Another one of many electrical anomalies experienced by the crew on set aside (as well as some possible interference with casting decisions, Adrianne is explicitly thanked “for guidance from the afterlife” in the credits), there’s SLee. “We were in Chicago,” Walsh remembers, “and we’d seen some great actresses but SLee came in and there was an electrical surge in the camera. Everyone felt like a wind had blown in the room. We thought we’d lost the footage. We were like OK is this Adrianne’s choice?”
If you’ve been following along so far I should tell you that at this point I am merely paraphrasing what has been told me about Adrianne & The Castle, which will open this year’s DOXA Documentary Film Festival at Vancouver Playhouse Theatre on May 4 before becoming available for streaming across Canada. Young Adrianne was eventually played by SLee after a search that weighed heavily on Alan, and it is with similar devotion to higher truths in the same spirit of the 71 year old widower who continues to live in and take care of Havencrest Castle that Walsh’s film colours outside the lines of what we’d traditionally think of as documentary.
“It’s kind of loosened up everything for me,” she tells Stir. “How to think about making films, how to think about creativity, taking risk, everything.” It’s easy to see why anyone would be head over heels for this tale of shared mania. In archival footage we glimpse Adrianne herself; one clear eyed observer likens her to “Madonna meets Alice Cooper.” “She made herself up like an alien,” says another. A talented artist, Alan would bring her visions into being, he turned their American Gothic detached home into a rococo warren that broke the laws of physics and included its own theatre.
Adrianne once said they came together because each had something the other needed: “I needed someone to believe all my stories were true. And he needed someone whose imagination could drag him out from where he was.”

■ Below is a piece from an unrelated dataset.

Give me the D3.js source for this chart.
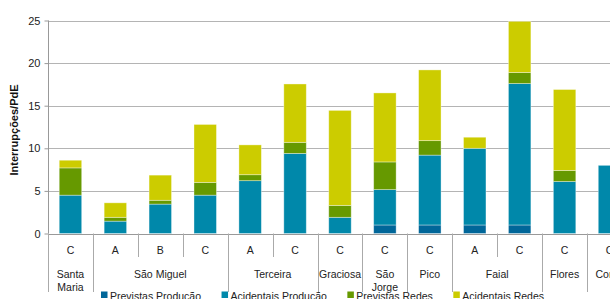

Walsh conveys this as well as she can without losing sight of any part of it; watching Adrianne & The Castle feels like seeing an entire galaxy through a telescope.
‘You feel kind of dizzy in there, and it is too much for one pass-through,’ she said. ‘I was really inspired by Last Year at Marienbad. In that film you’re always disoriented. I wanted it to feel like you never knew where it began or ended, like you couldn’t get a grip on the space. That was very intentional. If you know your way around, we failed.’ The same could be said of Adrianne, which Walsh agrees is also intentional; there are hints of a fractured personality, but we’re somewhat lost without a larger attempt to psychologize this extraordinary person which is what you might otherwise expect from a documentary portrait.
‘There was a sense that Adrianne was always with us and opening some doors for us and keeping some doors closed. Laurel and I really took that seriously through the writing and through the research, really trying to tune in to whatever that was,’ says Walsh. ‘Early on I thought we should really figure it out, but Adrianne and Alan’s motto is “Reality is for those who lack imagination”, and if we open every door to see what’s behind it something felt almost disrespectful about that to me.’
It’s probably fair to say that Walsh did not finish Adrianne & the Castle with the straightforward film she first imagined when Illinois native Sprengelmeyer first introduced her to Alan St. George and Havencrest in 2017, whatever enchantment gripped her at first, their bond deepened when she lost her father during production in 2021, when shooting at Havencrest commenced, Walsh was visited by Adrianne and her father in a dream that she describes as ‘also not a dream’. Ultimately with its swooning style, gleeful excesses, fanciful musical sequences Adrianne & the Castle might be an extension of Havencrest itself.
‘People say this is not a political film like my other films,’ said Walsh, who was last seen at DOXA in 2021 with her vicious critique of the ‘platform economy’, The Gig Is Up. ‘But to me it really is. It came at a moment when I felt this kind of healing is exactly where we need to be, to understand the power of love and the creation of the worlds we want to live in, and processing grief to be here for that stuff and not just the rage, not just the disappointment or disillusionment or pessimism about where we are. I felt like I needed it anyway. And Alan really brought it. I think it’s a really special film.’